:: Data block ::
--- --- ---

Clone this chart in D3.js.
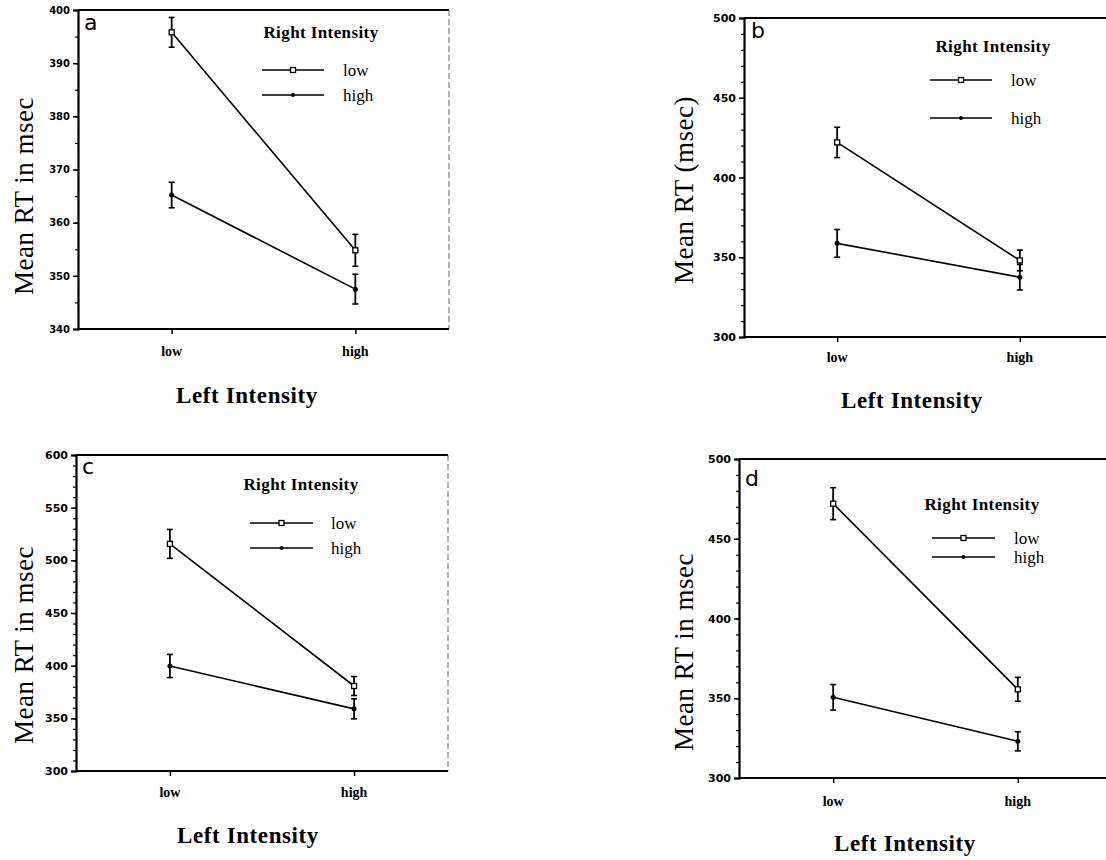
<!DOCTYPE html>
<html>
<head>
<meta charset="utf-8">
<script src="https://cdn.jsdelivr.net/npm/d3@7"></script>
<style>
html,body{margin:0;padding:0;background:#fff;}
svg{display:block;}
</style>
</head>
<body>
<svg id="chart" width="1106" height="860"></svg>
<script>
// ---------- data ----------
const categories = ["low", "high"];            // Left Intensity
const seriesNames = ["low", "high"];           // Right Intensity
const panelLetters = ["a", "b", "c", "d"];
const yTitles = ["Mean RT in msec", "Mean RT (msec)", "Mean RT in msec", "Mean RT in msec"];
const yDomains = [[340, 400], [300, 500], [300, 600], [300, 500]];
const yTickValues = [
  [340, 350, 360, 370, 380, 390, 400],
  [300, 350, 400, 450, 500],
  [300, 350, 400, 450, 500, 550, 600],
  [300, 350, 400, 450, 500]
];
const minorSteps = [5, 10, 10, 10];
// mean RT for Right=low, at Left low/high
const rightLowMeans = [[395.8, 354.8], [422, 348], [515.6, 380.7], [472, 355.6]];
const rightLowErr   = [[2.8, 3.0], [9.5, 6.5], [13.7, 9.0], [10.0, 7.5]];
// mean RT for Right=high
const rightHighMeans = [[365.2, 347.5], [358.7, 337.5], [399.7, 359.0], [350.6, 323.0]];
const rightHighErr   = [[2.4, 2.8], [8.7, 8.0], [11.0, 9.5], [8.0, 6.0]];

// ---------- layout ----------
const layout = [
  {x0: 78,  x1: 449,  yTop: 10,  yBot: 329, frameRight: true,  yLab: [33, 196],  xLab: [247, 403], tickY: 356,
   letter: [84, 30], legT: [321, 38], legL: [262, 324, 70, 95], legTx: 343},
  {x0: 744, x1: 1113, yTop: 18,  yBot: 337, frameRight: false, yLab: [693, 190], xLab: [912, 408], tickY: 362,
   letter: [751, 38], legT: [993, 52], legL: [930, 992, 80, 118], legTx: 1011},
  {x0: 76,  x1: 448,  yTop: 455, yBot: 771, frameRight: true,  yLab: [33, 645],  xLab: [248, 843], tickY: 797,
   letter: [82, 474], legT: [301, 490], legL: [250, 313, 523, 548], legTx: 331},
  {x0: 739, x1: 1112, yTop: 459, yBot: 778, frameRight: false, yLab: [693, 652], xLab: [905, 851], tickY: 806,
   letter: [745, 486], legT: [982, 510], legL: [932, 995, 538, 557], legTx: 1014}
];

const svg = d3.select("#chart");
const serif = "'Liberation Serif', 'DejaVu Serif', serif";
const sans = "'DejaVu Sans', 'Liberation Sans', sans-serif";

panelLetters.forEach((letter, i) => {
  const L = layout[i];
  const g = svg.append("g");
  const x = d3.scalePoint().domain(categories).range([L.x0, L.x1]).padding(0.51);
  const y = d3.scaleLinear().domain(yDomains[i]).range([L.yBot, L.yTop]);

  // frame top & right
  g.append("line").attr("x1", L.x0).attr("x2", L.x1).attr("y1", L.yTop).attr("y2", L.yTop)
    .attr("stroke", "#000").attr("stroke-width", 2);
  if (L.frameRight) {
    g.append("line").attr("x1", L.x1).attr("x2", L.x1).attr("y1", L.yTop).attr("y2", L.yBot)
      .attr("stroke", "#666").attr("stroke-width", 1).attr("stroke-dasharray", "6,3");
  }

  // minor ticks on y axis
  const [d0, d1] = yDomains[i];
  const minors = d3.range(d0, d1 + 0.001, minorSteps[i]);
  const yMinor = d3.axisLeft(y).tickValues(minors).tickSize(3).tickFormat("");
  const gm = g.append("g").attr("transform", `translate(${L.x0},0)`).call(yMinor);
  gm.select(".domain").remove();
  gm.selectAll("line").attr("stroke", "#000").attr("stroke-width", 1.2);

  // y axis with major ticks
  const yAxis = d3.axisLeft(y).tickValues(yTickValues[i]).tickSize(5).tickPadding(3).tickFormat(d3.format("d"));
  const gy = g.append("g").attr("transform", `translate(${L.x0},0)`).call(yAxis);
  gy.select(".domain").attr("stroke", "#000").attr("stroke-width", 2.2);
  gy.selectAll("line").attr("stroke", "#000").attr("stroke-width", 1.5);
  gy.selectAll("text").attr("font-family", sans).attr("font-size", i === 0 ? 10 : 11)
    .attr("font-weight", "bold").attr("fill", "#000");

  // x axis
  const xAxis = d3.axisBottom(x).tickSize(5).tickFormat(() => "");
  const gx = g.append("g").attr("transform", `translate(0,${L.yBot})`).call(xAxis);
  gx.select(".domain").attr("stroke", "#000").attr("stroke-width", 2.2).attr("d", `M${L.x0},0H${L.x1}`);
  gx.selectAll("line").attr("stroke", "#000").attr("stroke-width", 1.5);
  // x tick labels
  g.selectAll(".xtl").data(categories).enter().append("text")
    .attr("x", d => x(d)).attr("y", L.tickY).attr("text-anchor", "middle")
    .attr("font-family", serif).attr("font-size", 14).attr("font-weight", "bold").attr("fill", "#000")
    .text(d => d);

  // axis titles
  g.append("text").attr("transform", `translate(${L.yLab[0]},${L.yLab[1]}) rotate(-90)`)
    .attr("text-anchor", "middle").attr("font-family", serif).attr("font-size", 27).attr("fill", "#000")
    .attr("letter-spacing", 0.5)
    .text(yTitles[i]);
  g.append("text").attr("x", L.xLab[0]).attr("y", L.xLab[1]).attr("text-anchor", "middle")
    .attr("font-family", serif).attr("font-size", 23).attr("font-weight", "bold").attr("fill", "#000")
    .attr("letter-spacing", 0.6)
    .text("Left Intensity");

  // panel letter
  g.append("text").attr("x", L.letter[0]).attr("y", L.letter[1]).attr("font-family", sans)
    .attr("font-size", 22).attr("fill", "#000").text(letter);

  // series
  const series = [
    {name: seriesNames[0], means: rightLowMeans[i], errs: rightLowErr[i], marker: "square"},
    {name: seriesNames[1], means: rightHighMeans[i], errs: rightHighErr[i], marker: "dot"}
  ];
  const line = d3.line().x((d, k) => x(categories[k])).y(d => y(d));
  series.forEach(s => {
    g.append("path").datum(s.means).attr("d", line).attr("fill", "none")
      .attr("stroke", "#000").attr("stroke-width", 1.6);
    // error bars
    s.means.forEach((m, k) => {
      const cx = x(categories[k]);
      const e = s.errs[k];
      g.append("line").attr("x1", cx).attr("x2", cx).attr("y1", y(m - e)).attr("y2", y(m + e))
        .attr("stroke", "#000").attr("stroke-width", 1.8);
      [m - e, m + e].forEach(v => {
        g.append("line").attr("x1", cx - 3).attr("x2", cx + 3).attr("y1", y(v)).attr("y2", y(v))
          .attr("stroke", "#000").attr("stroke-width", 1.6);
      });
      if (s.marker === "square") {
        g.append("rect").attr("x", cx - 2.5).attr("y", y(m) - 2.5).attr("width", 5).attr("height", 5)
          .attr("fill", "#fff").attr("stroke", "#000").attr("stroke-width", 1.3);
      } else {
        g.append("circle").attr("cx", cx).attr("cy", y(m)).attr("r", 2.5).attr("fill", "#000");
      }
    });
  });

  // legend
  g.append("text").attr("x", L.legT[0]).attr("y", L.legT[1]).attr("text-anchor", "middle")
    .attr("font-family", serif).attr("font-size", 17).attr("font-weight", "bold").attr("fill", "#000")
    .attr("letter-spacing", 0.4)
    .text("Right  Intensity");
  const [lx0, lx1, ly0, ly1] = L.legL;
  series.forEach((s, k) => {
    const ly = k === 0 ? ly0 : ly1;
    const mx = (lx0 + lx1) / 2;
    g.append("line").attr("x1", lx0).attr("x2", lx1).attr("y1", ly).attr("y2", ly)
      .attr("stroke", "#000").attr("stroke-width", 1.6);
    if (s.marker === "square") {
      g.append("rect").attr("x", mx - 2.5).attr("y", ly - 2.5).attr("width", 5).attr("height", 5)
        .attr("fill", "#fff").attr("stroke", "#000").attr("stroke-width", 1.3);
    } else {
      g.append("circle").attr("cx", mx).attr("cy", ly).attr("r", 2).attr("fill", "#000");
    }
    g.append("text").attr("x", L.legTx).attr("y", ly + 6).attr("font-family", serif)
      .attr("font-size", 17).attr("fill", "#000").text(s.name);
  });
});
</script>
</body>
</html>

--- --- ---

:: Problem to work on ::
Give back exactly the lines from the first line of the data through the line with "9.5], [8.0, 6.0]];", pictures excluded.

:: Exercise response ::
Clone this chart in D3.js.
<!DOCTYPE html>
<html>
<head>
<meta charset="utf-8">
<script src="https://cdn.jsdelivr.net/npm/d3@7"></script>
<style>
html,body{margin:0;padding:0;background:#fff;}
svg{display:block;}
</style>
</head>
<body>
<svg id="chart" width="1106" height="860"></svg>
<script>
// ---------- data ----------
const categories = ["low", "high"];            // Left Intensity
const seriesNames = ["low", "high"];           // Right Intensity
const panelLetters = ["a", "b", "c", "d"];
const yTitles = ["Mean RT in msec", "Mean RT (msec)", "Mean RT in msec", "Mean RT in msec"];
const yDomains = [[340, 400], [300, 500], [300, 600], [300, 500]];
const yTickValues = [
  [340, 350, 360, 370, 380, 390, 400],
  [300, 350, 400, 450, 500],
  [300, 350, 400, 450, 500, 550, 600],
  [300, 350, 400, 450, 500]
];
const minorSteps = [5, 10, 10, 10];
// mean RT for Right=low, at Left low/high
const rightLowMeans = [[395.8, 354.8], [422, 348], [515.6, 380.7], [472, 355.6]];
const rightLowErr   = [[2.8, 3.0], [9.5, 6.5], [13.7, 9.0], [10.0, 7.5]];
// mean RT for Right=high
const rightHighMeans = [[365.2, 347.5], [358.7, 337.5], [399.7, 359.0], [350.6, 323.0]];
const rightHighErr   = [[2.4, 2.8], [8.7, 8.0], [11.0, 9.5], [8.0, 6.0]];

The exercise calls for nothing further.